# WORK REQUIRED
Please print the lines between the one with "Give me the" and the one with "65.3, 64.9, 63.4];", both ends included, exactly as written, with no pictures.

# ITEMS
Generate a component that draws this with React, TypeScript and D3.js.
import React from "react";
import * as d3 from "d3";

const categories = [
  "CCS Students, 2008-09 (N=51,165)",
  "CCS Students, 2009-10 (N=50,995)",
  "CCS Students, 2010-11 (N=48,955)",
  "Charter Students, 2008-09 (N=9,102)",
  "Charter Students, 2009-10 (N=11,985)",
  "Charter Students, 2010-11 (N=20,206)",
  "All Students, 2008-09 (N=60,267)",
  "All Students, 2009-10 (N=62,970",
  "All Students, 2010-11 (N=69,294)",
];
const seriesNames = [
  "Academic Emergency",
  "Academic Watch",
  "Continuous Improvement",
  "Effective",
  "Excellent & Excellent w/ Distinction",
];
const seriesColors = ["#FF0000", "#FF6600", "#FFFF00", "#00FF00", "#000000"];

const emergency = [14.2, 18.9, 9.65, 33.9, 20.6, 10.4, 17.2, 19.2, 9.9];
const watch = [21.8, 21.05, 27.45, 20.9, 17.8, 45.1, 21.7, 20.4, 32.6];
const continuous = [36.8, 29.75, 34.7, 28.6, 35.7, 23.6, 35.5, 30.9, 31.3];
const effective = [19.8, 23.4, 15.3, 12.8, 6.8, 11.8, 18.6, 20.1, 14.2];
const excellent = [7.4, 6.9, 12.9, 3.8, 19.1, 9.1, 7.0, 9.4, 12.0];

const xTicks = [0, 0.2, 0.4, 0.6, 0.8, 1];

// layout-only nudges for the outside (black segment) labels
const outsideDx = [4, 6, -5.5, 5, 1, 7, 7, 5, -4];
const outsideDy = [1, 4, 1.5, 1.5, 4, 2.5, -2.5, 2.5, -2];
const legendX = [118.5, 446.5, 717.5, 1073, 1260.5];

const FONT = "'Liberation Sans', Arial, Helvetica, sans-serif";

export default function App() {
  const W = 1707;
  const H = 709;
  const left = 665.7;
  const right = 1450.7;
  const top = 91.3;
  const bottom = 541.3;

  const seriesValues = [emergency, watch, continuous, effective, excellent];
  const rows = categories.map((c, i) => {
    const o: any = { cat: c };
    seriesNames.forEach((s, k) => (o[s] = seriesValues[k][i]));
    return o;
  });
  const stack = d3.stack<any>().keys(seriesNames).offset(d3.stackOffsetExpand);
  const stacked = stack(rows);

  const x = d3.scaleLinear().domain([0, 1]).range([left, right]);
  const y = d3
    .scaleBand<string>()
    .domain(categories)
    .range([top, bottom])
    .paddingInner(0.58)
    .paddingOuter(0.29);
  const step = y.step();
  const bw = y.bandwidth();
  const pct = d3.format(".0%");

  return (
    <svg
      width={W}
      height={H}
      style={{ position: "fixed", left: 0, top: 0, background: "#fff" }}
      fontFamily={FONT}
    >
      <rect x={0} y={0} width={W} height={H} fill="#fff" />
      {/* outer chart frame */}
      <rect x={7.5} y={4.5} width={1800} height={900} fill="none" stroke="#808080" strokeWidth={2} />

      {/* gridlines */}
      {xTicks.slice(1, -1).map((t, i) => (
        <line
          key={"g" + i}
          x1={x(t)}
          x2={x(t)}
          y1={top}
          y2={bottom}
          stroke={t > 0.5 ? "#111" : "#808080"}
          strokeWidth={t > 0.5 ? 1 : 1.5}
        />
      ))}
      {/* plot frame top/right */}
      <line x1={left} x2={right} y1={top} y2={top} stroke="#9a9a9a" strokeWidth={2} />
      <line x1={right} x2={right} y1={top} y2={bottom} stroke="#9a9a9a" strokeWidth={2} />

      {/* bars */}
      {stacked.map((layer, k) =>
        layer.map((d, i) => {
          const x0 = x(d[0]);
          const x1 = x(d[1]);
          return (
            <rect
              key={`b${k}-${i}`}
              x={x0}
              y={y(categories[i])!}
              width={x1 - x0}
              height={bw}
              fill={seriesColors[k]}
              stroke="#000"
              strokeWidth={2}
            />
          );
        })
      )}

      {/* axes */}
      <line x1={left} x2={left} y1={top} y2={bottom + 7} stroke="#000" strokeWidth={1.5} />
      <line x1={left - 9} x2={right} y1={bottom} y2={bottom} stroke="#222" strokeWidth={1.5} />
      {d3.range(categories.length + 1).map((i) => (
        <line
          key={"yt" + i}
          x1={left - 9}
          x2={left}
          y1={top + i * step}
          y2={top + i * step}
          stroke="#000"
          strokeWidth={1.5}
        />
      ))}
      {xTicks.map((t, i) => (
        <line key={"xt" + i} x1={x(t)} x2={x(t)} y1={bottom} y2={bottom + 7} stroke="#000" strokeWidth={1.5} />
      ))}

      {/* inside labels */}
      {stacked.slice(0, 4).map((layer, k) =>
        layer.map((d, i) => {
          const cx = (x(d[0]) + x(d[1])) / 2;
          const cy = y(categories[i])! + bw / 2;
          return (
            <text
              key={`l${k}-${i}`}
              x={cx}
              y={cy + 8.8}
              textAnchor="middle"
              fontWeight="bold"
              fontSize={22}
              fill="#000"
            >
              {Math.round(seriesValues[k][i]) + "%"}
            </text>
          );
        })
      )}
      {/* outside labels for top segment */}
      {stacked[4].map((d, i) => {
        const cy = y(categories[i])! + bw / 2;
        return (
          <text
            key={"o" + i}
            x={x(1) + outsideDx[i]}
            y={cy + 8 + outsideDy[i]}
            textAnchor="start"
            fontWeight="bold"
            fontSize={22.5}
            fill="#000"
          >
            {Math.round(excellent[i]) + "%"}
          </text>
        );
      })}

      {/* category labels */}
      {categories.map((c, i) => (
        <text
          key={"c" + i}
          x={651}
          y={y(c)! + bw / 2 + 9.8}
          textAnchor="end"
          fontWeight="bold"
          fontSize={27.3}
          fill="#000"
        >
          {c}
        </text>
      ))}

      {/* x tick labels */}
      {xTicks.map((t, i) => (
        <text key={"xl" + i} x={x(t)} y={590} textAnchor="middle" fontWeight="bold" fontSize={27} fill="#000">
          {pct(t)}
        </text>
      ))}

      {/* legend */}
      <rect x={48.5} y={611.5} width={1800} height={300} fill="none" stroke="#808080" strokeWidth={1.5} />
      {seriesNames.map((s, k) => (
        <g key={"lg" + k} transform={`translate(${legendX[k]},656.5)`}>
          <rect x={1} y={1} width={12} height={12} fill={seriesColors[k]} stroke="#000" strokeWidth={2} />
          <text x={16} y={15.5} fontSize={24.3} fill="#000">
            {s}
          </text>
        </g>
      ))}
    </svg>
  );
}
...
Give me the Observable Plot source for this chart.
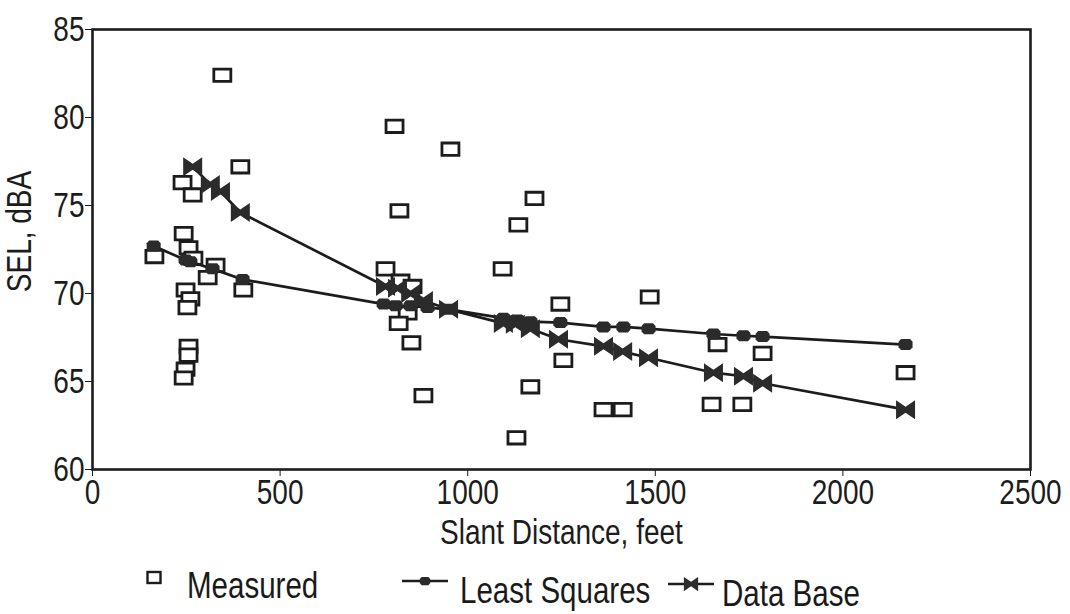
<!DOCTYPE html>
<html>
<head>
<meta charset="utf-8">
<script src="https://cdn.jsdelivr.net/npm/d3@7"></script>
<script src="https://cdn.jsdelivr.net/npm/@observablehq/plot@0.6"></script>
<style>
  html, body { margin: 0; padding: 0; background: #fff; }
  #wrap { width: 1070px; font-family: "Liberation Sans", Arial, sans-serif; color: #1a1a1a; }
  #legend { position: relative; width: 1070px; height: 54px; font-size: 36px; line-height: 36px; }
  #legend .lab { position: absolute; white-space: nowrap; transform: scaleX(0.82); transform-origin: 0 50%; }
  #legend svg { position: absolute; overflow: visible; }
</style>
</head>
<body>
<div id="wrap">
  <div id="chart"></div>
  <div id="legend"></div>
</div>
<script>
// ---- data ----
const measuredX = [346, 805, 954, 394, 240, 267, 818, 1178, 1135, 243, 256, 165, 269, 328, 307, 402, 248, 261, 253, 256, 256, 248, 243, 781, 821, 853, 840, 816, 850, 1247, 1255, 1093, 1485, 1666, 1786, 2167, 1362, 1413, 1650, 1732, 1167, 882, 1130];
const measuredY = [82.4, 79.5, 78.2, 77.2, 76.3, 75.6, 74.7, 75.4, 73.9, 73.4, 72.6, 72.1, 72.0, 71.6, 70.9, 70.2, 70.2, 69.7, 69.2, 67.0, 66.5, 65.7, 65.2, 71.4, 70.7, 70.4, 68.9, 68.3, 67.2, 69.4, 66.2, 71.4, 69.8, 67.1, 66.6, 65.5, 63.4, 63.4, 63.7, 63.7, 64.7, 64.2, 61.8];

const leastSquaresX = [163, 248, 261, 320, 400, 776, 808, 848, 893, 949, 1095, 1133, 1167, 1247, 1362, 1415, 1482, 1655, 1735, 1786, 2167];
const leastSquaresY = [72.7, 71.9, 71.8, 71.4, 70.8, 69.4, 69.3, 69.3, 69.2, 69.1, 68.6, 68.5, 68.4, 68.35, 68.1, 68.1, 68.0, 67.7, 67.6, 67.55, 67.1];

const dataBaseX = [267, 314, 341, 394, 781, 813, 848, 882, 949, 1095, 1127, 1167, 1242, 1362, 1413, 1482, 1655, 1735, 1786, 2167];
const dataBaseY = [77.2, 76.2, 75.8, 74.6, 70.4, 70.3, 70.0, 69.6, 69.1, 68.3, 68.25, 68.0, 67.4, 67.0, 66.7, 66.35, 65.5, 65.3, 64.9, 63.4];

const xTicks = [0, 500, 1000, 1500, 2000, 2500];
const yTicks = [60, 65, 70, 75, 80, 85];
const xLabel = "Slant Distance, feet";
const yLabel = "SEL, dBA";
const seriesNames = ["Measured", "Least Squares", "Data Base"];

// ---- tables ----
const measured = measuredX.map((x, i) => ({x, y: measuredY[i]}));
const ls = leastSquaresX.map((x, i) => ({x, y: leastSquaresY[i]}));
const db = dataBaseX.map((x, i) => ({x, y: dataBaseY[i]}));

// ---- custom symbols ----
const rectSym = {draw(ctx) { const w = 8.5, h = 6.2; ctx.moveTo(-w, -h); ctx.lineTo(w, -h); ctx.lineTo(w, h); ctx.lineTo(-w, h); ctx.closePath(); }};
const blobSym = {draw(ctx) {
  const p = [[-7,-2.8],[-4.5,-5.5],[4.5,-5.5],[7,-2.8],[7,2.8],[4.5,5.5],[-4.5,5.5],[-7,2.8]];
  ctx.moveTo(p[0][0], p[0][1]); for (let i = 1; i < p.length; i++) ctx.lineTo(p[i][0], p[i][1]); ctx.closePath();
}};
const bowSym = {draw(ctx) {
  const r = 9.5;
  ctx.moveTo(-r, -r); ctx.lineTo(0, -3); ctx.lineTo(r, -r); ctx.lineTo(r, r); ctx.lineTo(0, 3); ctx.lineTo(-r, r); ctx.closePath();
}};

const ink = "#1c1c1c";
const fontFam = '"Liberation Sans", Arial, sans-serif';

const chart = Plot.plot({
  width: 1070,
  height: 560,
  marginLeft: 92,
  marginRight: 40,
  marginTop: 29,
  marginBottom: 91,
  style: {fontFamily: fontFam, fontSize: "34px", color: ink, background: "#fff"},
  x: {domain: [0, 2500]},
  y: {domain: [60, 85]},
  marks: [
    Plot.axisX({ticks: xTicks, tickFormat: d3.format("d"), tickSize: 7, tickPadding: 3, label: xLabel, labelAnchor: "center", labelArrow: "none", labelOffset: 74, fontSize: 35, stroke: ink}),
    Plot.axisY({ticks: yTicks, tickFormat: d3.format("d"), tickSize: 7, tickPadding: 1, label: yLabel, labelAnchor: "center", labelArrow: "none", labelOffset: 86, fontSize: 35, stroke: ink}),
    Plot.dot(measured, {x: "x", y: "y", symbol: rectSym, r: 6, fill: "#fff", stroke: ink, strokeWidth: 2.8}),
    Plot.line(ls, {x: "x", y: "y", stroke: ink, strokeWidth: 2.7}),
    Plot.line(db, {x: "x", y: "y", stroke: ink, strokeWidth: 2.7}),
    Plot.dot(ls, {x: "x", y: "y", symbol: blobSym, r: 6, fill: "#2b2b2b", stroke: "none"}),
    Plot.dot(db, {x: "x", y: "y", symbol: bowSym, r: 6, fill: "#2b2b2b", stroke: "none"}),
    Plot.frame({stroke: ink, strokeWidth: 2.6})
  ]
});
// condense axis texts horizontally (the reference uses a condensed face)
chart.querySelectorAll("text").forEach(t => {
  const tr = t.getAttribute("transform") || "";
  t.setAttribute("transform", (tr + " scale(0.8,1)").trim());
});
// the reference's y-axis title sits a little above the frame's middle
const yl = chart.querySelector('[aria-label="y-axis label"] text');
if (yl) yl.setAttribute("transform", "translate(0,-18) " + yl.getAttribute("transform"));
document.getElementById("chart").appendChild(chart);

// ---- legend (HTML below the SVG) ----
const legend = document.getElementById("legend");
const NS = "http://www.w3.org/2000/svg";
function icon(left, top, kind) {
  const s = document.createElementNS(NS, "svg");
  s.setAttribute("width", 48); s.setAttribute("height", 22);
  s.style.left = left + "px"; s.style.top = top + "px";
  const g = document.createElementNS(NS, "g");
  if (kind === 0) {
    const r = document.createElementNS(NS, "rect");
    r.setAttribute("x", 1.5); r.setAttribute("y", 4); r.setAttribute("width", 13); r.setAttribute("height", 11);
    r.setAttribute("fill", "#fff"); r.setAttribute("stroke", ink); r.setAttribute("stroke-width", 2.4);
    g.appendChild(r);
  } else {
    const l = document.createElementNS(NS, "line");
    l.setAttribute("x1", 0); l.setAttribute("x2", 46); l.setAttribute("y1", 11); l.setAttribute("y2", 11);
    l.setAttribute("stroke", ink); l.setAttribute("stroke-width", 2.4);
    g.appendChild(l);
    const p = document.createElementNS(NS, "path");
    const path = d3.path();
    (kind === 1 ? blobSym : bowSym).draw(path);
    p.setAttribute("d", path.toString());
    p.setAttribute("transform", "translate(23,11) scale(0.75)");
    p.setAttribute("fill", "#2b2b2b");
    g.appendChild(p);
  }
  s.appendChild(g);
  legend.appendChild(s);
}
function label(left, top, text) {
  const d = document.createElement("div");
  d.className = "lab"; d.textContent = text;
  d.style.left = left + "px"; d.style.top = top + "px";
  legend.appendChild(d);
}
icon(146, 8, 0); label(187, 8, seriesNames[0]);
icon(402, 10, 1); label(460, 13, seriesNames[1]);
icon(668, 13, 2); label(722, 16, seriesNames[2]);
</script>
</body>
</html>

# TASK OUTPUT
Give me the Observable Plot source for this chart.
<!DOCTYPE html>
<html>
<head>
<meta charset="utf-8">
<script src="https://cdn.jsdelivr.net/npm/d3@7"></script>
<script src="https://cdn.jsdelivr.net/npm/@observablehq/plot@0.6"></script>
<style>
  html, body { margin: 0; padding: 0; background: #fff; }
  #wrap { width: 1070px; font-family: "Liberation Sans", Arial, sans-serif; color: #1a1a1a; }
  #legend { position: relative; width: 1070px; height: 54px; font-size: 36px; line-height: 36px; }
  #legend .lab { position: absolute; white-space: nowrap; transform: scaleX(0.82); transform-origin: 0 50%; }
  #legend svg { position: absolute; overflow: visible; }
</style>
</head>
<body>
<div id="wrap">
  <div id="chart"></div>
  <div id="legend"></div>
</div>
<script>
// ---- data ----
const measuredX = [346, 805, 954, 394, 240, 267, 818, 1178, 1135, 243, 256, 165, 269, 328, 307, 402, 248, 261, 253, 256, 256, 248, 243, 781, 821, 853, 840, 816, 850, 1247, 1255, 1093, 1485, 1666, 1786, 2167, 1362, 1413, 1650, 1732, 1167, 882, 1130];
const measuredY = [82.4, 79.5, 78.2, 77.2, 76.3, 75.6, 74.7, 75.4, 73.9, 73.4, 72.6, 72.1, 72.0, 71.6, 70.9, 70.2, 70.2, 69.7, 69.2, 67.0, 66.5, 65.7, 65.2, 71.4, 70.7, 70.4, 68.9, 68.3, 67.2, 69.4, 66.2, 71.4, 69.8, 67.1, 66.6, 65.5, 63.4, 63.4, 63.7, 63.7, 64.7, 64.2, 61.8];

const leastSquaresX = [163, 248, 261, 320, 400, 776, 808, 848, 893, 949, 1095, 1133, 1167, 1247, 1362, 1415, 1482, 1655, 1735, 1786, 2167];
const leastSquaresY = [72.7, 71.9, 71.8, 71.4, 70.8, 69.4, 69.3, 69.3, 69.2, 69.1, 68.6, 68.5, 68.4, 68.35, 68.1, 68.1, 68.0, 67.7, 67.6, 67.55, 67.1];

const dataBaseX = [267, 314, 341, 394, 781, 813, 848, 882, 949, 1095, 1127, 1167, 1242, 1362, 1413, 1482, 1655, 1735, 1786, 2167];
const dataBaseY = [77.2, 76.2, 75.8, 74.6, 70.4, 70.3, 70.0, 69.6, 69.1, 68.3, 68.25, 68.0, 67.4, 67.0, 66.7, 66.35, 65.5, 65.3, 64.9, 63.4];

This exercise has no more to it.